• [Exercise prompt]
Retype the whole listing, please, keeping every line exact and dropping the pictures.

• [Dataset section]
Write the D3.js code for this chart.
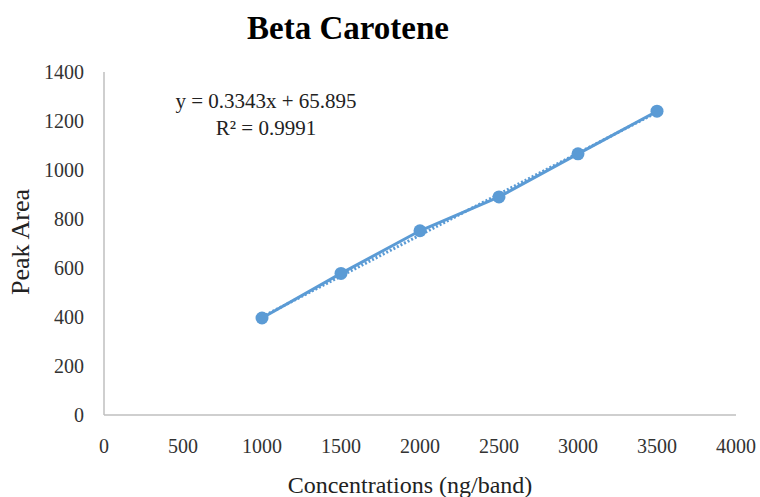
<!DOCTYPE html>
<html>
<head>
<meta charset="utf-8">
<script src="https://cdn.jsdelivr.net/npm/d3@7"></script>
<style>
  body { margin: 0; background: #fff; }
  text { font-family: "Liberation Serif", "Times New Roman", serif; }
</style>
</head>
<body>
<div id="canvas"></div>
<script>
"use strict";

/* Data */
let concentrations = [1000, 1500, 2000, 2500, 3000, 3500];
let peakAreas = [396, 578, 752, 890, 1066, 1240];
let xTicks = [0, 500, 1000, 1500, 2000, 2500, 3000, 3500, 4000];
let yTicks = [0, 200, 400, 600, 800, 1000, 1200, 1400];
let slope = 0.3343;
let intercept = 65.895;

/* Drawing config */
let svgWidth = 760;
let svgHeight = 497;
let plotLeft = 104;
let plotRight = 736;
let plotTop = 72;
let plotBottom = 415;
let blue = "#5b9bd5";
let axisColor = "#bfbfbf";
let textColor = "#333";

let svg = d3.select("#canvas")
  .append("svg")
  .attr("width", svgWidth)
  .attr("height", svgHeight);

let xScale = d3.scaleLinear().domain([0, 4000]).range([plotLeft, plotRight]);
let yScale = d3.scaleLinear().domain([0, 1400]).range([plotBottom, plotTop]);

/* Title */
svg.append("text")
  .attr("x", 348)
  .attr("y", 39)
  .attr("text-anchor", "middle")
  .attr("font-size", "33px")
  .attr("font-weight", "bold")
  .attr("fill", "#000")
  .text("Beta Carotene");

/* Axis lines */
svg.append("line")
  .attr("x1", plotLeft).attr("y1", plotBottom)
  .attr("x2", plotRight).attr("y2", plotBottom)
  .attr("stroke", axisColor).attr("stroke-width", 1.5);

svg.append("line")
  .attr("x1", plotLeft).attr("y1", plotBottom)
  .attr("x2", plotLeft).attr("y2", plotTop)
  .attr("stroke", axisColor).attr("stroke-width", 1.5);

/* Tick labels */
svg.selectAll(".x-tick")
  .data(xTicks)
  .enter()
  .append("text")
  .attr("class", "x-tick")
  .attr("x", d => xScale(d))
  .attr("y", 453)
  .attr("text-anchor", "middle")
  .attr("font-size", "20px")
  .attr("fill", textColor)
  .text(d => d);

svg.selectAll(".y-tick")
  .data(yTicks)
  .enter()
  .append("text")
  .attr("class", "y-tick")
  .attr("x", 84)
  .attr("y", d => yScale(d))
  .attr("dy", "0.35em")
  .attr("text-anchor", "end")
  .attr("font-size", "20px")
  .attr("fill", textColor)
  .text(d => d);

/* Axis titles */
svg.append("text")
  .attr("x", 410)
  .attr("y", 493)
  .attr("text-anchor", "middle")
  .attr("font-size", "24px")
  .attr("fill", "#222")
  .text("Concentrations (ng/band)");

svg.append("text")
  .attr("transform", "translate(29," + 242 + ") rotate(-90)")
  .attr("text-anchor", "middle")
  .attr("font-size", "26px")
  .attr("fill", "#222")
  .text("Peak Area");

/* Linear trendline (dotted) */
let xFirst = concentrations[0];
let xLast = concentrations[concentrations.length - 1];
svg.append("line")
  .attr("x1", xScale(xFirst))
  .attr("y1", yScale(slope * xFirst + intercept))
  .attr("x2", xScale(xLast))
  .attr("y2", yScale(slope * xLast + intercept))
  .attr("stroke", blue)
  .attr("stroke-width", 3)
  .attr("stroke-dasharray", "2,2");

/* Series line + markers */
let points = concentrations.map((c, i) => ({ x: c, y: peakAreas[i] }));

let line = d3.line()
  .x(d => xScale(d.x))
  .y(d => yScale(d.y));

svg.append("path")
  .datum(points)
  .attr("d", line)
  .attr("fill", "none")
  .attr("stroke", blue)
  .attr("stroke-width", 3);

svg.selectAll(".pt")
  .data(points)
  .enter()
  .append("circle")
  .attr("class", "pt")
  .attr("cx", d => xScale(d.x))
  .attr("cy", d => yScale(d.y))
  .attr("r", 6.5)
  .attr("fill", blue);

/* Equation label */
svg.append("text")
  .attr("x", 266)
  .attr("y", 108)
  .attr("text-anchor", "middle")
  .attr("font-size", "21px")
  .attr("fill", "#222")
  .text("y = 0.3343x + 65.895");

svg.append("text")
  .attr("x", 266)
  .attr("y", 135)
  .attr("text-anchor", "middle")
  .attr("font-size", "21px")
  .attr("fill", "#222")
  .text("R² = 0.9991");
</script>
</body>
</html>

• [Answer for the task]
Write the D3.js code for this chart.
<!DOCTYPE html>
<html>
<head>
<meta charset="utf-8">
<script src="https://cdn.jsdelivr.net/npm/d3@7"></script>
<style>
  body { margin: 0; background: #fff; }
  text { font-family: "Liberation Serif", "Times New Roman", serif; }
</style>
</head>
<body>
<div id="canvas"></div>
<script>
"use strict";

/* Data */
let concentrations = [1000, 1500, 2000, 2500, 3000, 3500];
let peakAreas = [396, 578, 752, 890, 1066, 1240];
let xTicks = [0, 500, 1000, 1500, 2000, 2500, 3000, 3500, 4000];
let yTicks = [0, 200, 400, 600, 800, 1000, 1200, 1400];
let slope = 0.3343;
let intercept = 65.895;

/* Drawing config */
let svgWidth = 760;
let svgHeight = 497;
let plotLeft = 104;
let plotRight = 736;
let plotTop = 72;
let plotBottom = 415;
let blue = "#5b9bd5";
let axisColor = "#bfbfbf";
let textColor = "#333";

let svg = d3.select("#canvas")
  .append("svg")
  .attr("width", svgWidth)
  .attr("height", svgHeight);

let xScale = d3.scaleLinear().domain([0, 4000]).range([plotLeft, plotRight]);
let yScale = d3.scaleLinear().domain([0, 1400]).range([plotBottom, plotTop]);

/* Title */
svg.append("text")
  .attr("x", 348)
  .attr("y", 39)
  .attr("text-anchor", "middle")
  .attr("font-size", "33px")
  .attr("font-weight", "bold")
  .attr("fill", "#000")
  .text("Beta Carotene");

/* Axis lines */
svg.append("line")
  .attr("x1", plotLeft).attr("y1", plotBottom)
  .attr("x2", plotRight).attr("y2", plotBottom)
  .attr("stroke", axisColor).attr("stroke-width", 1.5);

svg.append("line")
  .attr("x1", plotLeft).attr("y1", plotBottom)
  .attr("x2", plotLeft).attr("y2", plotTop)
  .attr("stroke", axisColor).attr("stroke-width", 1.5);

/* Tick labels */
svg.selectAll(".x-tick")
  .data(xTicks)
  .enter()
  .append("text")
  .attr("class", "x-tick")
  .attr("x", d => xScale(d))
  .attr("y", 453)
  .attr("text-anchor", "middle")
  .attr("font-size", "20px")
  .attr("fill", textColor)
  .text(d => d);

svg.selectAll(".y-tick")
  .data(yTicks)
  .enter()
  .append("text")
  .attr("class", "y-tick")
  .attr("x", 84)
  .attr("y", d => yScale(d))
  .attr("dy", "0.35em")
  .attr("text-anchor", "end")
  .attr("font-size", "20px")
  .attr("fill", textColor)
  .text(d => d);

/* Axis titles */
svg.append("text")
  .attr("x", 410)
  .attr("y", 493)
  .attr("text-anchor", "middle")
  .attr("font-size", "24px")
  .attr("fill", "#222")
  .text("Concentrations (ng/band)");

svg.append("text")
  .attr("transform", "translate(29," + 242 + ") rotate(-90)")
  .attr("text-anchor", "middle")
  .attr("font-size", "26px")
  .attr("fill", "#222")
  .text("Peak Area");

/* Linear trendline (dotted) */
let xFirst = concentrations[0];
let xLast = concentrations[concentrations.length - 1];
svg.append("line")
  .attr("x1", xScale(xFirst))
  .attr("y1", yScale(slope * xFirst + intercept))
  .attr("x2", xScale(xLast))
  .attr("y2", yScale(slope * xLast + intercept))
  .attr("stroke", blue)
  .attr("stroke-width", 3)
  .attr("stroke-dasharray", "2,2");

/* Series line + markers */
let points = concentrations.map((c, i) => ({ x: c, y: peakAreas[i] }));

let line = d3.line()
  .x(d => xScale(d.x))
  .y(d => yScale(d.y));

svg.append("path")
  .datum(points)
  .attr("d", line)
  .attr("fill", "none")
  .attr("stroke", blue)
  .attr("stroke-width", 3);

svg.selectAll(".pt")
  .data(points)
  .enter()
  .append("circle")
  .attr("class", "pt")
  .attr("cx", d => xScale(d.x))
  .attr("cy", d => yScale(d.y))
  .attr("r", 6.5)
  .attr("fill", blue);

/* Equation label */
svg.append("text")
  .attr("x", 266)
  .attr("y", 108)
  .attr("text-anchor", "middle")
  .attr("font-size", "21px")
  .attr("fill", "#222")
  .text("y = 0.3343x + 65.895");

svg.append("text")
  .attr("x", 266)
  .attr("y", 135)
  .attr("text-anchor", "middle")
  .attr("font-size", "21px")
  .attr("fill", "#222")
  .text("R² = 0.9991");
</script>
</body>
</html>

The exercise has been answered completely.